I read a moms post the other day of how she played volleyball in front of her children and what it felt like to hear them yell at her from the sidelines. She thanked them for that eye opening experience. I read this and thought of my own sideline actions. Heck — I feel I don’t know sports well enough to scream from off the court or field — so I do my best to not express anything that resembles direction. Or do I? I sure hope not! Tell me if I am. I can take it. Unless you’re my husband and in that case I take offense. Just being honest. He and I cannot handle each other’s lovely “constructive” criticism.
Perhaps we are all in some alter universe when our kids are playing ball. Is the only thing we know to do is focus our attention on what our kids are doing or not doing? Wouldn’t it be an interesting case study to get in a parents mind and see if the attention is on the things our kids are doing right — - or what their not doing correctly? Is this still our given right as their parent? How much should we turn our children over to the coach? We are asking these volunteers to instruct our kids. And speaking of the coaches — they’ve got an important job with as many as a dozen kids at one time! One thing that is important to us is, our girls be coachable. We expect them to listen and be able to take directions respectful and carry out what is asked of them. As parents our job is in the home. At school this position belongs to the teacher. Holy crap — what if we walked into a class and began telling our kids, ‘listen better’, ‘write more clearly’, ‘hold your pencil this way’ … Get the idea?
I guess I was just surprised this weekend. It was an eye opening experience to say the least. And I am referring to the entire experience of listening to all the teams and their voices from the stands.

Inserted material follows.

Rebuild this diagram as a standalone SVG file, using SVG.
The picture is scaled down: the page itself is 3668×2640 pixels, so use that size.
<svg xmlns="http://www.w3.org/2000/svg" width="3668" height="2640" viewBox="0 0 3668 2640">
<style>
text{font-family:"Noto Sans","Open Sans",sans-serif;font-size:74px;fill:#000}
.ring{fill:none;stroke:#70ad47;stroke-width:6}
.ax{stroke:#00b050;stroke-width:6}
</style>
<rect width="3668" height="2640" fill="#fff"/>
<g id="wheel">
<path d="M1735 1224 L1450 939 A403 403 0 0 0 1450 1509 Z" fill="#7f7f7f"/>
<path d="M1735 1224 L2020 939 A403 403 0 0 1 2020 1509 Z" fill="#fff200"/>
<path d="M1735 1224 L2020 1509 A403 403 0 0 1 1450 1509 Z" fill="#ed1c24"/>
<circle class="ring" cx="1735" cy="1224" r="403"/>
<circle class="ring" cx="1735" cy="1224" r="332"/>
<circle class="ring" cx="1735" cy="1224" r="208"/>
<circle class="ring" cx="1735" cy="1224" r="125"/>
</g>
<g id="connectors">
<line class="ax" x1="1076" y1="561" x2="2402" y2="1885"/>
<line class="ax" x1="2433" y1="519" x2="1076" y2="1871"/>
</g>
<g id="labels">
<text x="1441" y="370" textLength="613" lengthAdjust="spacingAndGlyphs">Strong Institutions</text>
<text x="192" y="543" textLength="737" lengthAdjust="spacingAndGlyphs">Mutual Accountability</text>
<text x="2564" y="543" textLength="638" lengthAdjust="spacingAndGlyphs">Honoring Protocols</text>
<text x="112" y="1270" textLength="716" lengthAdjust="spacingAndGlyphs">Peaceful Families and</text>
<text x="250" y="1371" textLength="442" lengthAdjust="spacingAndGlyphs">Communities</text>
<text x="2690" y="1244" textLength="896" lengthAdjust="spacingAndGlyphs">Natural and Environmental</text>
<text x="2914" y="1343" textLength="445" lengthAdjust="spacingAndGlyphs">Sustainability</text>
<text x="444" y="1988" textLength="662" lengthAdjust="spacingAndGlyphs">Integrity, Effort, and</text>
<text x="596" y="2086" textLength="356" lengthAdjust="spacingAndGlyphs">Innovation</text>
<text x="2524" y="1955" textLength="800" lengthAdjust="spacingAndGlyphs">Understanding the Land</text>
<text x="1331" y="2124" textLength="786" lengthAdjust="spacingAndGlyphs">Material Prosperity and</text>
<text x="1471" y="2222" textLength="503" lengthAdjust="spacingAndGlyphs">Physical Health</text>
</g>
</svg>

I think as parents we all need some type of log pulled from our eyes. I know for a fact that I’ve been called out a few times by my daughters on the construction of my choice of words. I fully expect my daughters to talk to their dad and I respectfully. However, I can honestly say that considering the way he and I have handled our arguments in front of them I can’t blame them for speaking up to us. So I correct them and then I do a reality check on myself and insert the shame card in my pocket. Please Lord, help me to not be so destructive or talk so nasty … As much. Okay. Help me not to at all!
Don’t we see our children act a certain way based on our actions? We cannot deny the impression we make on little ones and how it can unconsciously cause them to behave. Yet, we have the audacity to discipline them when we see them do something that remotely resembles chalky behavior.

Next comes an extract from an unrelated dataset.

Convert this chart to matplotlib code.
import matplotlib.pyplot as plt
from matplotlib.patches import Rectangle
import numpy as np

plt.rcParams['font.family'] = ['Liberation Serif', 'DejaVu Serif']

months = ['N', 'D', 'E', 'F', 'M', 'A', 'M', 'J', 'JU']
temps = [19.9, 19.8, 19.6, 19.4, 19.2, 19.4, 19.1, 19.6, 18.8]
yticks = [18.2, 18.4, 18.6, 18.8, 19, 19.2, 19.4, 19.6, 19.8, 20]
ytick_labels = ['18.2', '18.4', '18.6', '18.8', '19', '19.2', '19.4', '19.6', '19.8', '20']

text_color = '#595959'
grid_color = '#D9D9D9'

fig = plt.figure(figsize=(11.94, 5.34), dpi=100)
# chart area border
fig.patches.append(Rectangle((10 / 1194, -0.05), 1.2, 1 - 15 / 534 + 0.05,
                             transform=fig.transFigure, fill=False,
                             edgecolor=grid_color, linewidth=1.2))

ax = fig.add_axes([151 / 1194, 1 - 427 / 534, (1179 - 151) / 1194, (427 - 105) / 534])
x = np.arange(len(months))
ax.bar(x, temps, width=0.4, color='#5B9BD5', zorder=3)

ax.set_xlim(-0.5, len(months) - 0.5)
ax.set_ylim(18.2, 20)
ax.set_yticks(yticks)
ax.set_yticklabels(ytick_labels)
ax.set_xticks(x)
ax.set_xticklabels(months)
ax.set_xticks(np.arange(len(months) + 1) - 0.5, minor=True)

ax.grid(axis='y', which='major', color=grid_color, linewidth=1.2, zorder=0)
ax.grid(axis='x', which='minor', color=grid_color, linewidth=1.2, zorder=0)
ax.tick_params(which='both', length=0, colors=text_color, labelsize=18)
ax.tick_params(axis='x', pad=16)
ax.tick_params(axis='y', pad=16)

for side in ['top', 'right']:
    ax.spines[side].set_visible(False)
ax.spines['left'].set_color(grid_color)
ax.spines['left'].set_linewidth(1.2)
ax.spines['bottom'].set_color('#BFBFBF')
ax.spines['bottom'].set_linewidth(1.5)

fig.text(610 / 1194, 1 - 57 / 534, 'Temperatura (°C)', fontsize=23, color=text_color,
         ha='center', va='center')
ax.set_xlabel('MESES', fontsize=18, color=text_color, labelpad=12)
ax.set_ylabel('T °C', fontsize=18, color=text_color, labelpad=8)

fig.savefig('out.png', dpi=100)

Enough said. And better yet — lets shoot for enough said as we sit back and watch them play the sport we’ve encouraged them to do and they continue to do with all the effort given in their souls.
It’s not like they don’t know what their doing. Half the time they know more than us! (Unless you’re the parent coach) But really, many of these kids do know more than we give them credit!
Let me check my sportsmanship gospel at the door — or gate. And remind myself as I learn from others to keep it simple. Keep it positive. Keep it encouraging. Because above all — do you want someone yelling at you like that when you’re trying to complete a task?
A likely answer would be no.
Great job! Good work! You got this!
Oh goodness! I need to set a reminder on my phone to recall this before the next game!